Searching (fruitlessly) for tax stories in this morning's Daily Mirror, I happened upon the unlikely suggestion that David Bowie caused the credit crunch.
Writer-broadcaster Evan Davis posits the theory that the Thin White Duke's 1997 securitisation of his royalties - via Bowie Bonds - pioneered a manner in which banks began to operate, which in turn led to the current financial crisis.
Thinking this a fun theory to share with Taxation readers I skimmed the web for a tax angle on Bowie (World's Greatest Pop Star 1972-1977), and I thought I'd found one when I auto-searched his Wikipedia entry for the word 'tax'.
'Wham, bam, thank you, ma'am,' I thought.
Then I noticed the page's opening sentence: 'David "give it here" Bowie (January 23 1889 - August 12 2016) is the pseudonym of former London second-hand car salesman David "Yeah, course it has an MOT" Jones'.
I was in Uncyclopedia, the spoof site that in my haste I'd taken for the more serious offering it so closely resembles.

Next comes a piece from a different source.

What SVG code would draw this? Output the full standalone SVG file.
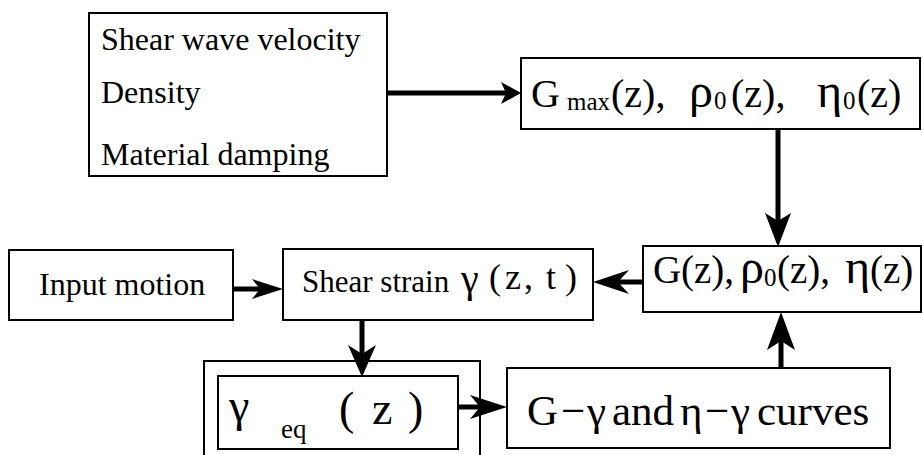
<svg xmlns="http://www.w3.org/2000/svg" width="922" height="455" viewBox="0 0 922 455">
<style>
.box{fill:#fff;stroke:#000;stroke-width:2}
text{font-family:'Liberation Serif','Times New Roman',serif;fill:#000}
.ln{stroke:#000;stroke-width:5;fill:none}
.hd{fill:#000;stroke:none}
.g{font-size:48px}
.s{font-size:25px}
</style>
<rect width="922" height="455" fill="#fff"/>
<g id="properties">
<rect class="box" x="89" y="13" width="298" height="163"/>
<text font-size="32" x="101" y="50">Shear wave velocity</text>
<text font-size="32" x="101" y="103">Density</text>
<text font-size="32" x="101" y="165">Material damping</text>
</g>
<g id="gmax">
<rect class="box" x="521" y="58" width="399" height="71"/>
<text font-size="40" y="107"><tspan x="531">G</tspan><tspan class="s" x="567" y="110">max</tspan><tspan x="611" y="107">(z),</tspan><tspan class="g" x="689">ρ</tspan><tspan class="s" x="714" y="109">0</tspan><tspan x="731" y="107">(z),</tspan><tspan class="g" x="817">η</tspan><tspan class="s" x="843" y="109">0</tspan><tspan x="857" y="107">(z)</tspan></text>
</g>
<g id="gz">
<rect class="box" x="643" y="246" width="278" height="66"/>
<text font-size="39" y="283"><tspan x="653">G</tspan><tspan x="681">(z),</tspan><tspan class="g" x="740">ρ</tspan><tspan class="s" x="764" y="286">0</tspan><tspan x="777" y="283">(z),</tspan><tspan class="g" x="845">η</tspan><tspan x="870">(z)</tspan></text>
</g>
<g id="input">
<rect class="box" x="9" y="250" width="224" height="70"/>
<text font-size="32" x="39" y="295">Input motion</text>
</g>
<g id="shear">
<rect class="box" x="283" y="249" width="310" height="71"/>
<text font-size="31" y="292"><tspan x="302">Shear strain</tspan><tspan x="461" font-size="40">γ</tspan><tspan x="489" y="289" font-size="36">(</tspan><tspan x="505" font-size="36">z</tspan><tspan x="524" font-size="36">,</tspan><tspan x="546" font-size="36">t</tspan><tspan x="565" font-size="36">)</tspan></text>
</g>
<g id="gammaeq">
<rect class="box" x="204" y="361" width="276" height="110"/>
<rect class="box" x="218" y="376" width="240" height="73"/>
<text font-size="46" y="423"><tspan x="229" y="421">γ</tspan><tspan x="281" y="438" font-size="27">eq</tspan><tspan x="339" y="424">(</tspan><tspan x="372">z</tspan><tspan x="408">)</tspan></text>
</g>
<g id="curves">
<rect class="box" x="507" y="368" width="383" height="80"/>
<text font-size="43" y="425"><tspan x="527">G</tspan><tspan x="561">−</tspan><tspan x="587">γ</tspan><tspan x="612">and</tspan><tspan x="680">η</tspan><tspan x="705">−</tspan><tspan x="731">γ</tspan><tspan x="757">curves</tspan></text>
</g>
<g id="connectors">
<line class="ln" x1="387" y1="93" x2="506" y2="93"/>
<path class="hd" d="M521,93 L501,82 L506,93 L501,104 Z"/>
<line class="ln" x1="778" y1="129" x2="778" y2="225"/>
<path class="hd" d="M778,247 L765,213 L778,221 L791,213 Z"/>
<line class="ln" x1="643" y1="282" x2="615" y2="282"/>
<path class="hd" d="M593,282 L629,270 L618,282 L629,294 Z"/>
<line class="ln" x1="233" y1="289" x2="262" y2="289"/>
<path class="hd" d="M283,289 L252,279 L260,289 L252,299 Z"/>
<line class="ln" x1="362" y1="320" x2="362" y2="355"/>
<path class="hd" d="M362,377 L348,345 L362,354 L376,345 Z"/>
<line class="ln" x1="458" y1="407" x2="485" y2="407"/>
<path class="hd" d="M507,407 L470,395 L480,407 L470,419 Z"/>
<line class="ln" x1="781" y1="368" x2="781" y2="336"/>
<path class="hd" d="M781,312 L767,350 L781,341 L795,350 Z"/>
</g>
</svg>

Imagine my dismay when I realised that The Man Who Fell to Earth and his collaborators Tony Visconti and Brian Eno had not moved to Berlin in 1977 because they were 'facing extradition to the United States over tax evasion'.
It seemed so plausible, too.
Far more so, at least, than Eno 'being prosecuted at the time for a bogus sleep therapy device'.